◆ **DATA**
--- BEGIN ---

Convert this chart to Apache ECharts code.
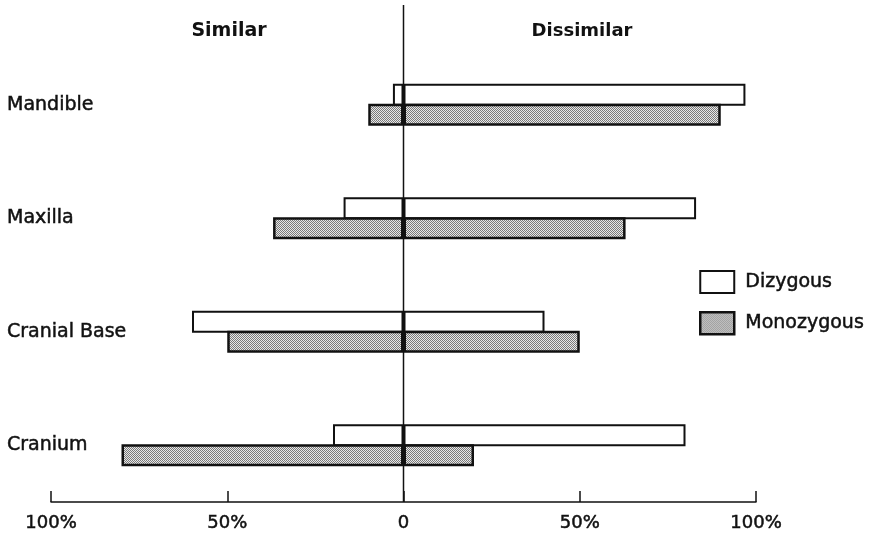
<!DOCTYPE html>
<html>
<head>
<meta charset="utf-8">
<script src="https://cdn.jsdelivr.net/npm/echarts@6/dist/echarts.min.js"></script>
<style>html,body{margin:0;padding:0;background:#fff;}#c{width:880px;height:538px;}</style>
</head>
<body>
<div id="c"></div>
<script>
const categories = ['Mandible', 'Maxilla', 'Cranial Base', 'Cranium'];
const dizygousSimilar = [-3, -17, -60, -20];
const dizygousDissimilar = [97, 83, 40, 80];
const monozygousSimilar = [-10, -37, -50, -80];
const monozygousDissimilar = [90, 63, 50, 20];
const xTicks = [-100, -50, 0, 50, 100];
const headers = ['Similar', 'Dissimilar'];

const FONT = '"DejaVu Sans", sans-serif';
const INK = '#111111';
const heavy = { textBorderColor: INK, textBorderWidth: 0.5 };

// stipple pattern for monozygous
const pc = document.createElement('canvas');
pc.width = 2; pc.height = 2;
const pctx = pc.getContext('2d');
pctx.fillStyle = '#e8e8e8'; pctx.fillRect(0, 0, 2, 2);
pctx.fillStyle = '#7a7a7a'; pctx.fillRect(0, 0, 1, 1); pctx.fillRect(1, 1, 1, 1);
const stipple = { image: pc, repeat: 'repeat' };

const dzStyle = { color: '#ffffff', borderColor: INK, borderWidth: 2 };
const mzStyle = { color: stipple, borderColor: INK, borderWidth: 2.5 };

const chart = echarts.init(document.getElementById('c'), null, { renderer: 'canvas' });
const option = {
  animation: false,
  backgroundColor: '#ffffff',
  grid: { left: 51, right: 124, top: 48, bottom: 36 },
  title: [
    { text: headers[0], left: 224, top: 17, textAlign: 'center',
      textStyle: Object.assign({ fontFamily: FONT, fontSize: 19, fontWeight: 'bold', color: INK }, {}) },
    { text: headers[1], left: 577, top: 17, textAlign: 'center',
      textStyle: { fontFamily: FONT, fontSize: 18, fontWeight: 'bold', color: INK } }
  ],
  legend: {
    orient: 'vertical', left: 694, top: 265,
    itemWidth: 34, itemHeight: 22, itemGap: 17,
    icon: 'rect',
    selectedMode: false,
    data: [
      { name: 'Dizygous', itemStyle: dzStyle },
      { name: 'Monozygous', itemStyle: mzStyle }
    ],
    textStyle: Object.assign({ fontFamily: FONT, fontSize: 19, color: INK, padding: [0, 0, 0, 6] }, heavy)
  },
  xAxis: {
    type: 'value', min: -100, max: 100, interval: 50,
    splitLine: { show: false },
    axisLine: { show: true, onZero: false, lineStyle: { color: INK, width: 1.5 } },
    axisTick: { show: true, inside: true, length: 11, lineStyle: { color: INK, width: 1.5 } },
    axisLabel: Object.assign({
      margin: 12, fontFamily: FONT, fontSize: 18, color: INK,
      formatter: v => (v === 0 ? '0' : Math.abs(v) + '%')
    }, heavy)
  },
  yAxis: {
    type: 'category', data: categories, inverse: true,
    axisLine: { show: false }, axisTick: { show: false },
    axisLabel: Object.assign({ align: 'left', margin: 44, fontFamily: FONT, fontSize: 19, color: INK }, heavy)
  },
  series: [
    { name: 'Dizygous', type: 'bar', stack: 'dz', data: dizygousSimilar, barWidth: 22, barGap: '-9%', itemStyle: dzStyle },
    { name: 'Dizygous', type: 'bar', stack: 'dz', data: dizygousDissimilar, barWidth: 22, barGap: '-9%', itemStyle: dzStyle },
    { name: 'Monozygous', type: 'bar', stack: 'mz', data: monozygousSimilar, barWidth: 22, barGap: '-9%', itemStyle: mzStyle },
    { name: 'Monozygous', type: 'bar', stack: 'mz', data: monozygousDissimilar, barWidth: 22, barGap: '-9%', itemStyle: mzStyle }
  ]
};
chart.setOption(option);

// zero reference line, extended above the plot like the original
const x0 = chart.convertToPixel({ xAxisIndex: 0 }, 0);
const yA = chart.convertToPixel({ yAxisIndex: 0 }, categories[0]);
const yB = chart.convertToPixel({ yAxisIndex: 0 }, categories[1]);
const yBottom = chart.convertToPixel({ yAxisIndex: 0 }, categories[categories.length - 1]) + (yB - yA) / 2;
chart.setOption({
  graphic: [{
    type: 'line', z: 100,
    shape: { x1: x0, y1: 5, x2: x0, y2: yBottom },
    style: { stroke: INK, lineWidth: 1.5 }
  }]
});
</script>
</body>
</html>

--- END ---

◆ **GIVEN INSTRUCTION**
Reproduce the material above exactly, first line through the line that contains "INK, borderWidth: 2.5", minus the pictures.

◆ **RESULT FOR THIS TASK**
Convert this chart to Apache ECharts code.
<!DOCTYPE html>
<html>
<head>
<meta charset="utf-8">
<script src="https://cdn.jsdelivr.net/npm/echarts@6/dist/echarts.min.js"></script>
<style>html,body{margin:0;padding:0;background:#fff;}#c{width:880px;height:538px;}</style>
</head>
<body>
<div id="c"></div>
<script>
const categories = ['Mandible', 'Maxilla', 'Cranial Base', 'Cranium'];
const dizygousSimilar = [-3, -17, -60, -20];
const dizygousDissimilar = [97, 83, 40, 80];
const monozygousSimilar = [-10, -37, -50, -80];
const monozygousDissimilar = [90, 63, 50, 20];
const xTicks = [-100, -50, 0, 50, 100];
const headers = ['Similar', 'Dissimilar'];

const FONT = '"DejaVu Sans", sans-serif';
const INK = '#111111';
const heavy = { textBorderColor: INK, textBorderWidth: 0.5 };

// stipple pattern for monozygous
const pc = document.createElement('canvas');
pc.width = 2; pc.height = 2;
const pctx = pc.getContext('2d');
pctx.fillStyle = '#e8e8e8'; pctx.fillRect(0, 0, 2, 2);
pctx.fillStyle = '#7a7a7a'; pctx.fillRect(0, 0, 1, 1); pctx.fillRect(1, 1, 1, 1);
const stipple = { image: pc, repeat: 'repeat' };

const dzStyle = { color: '#ffffff', borderColor: INK, borderWidth: 2 };
const mzStyle = { color: stipple, borderColor: INK, borderWidth: 2.5 };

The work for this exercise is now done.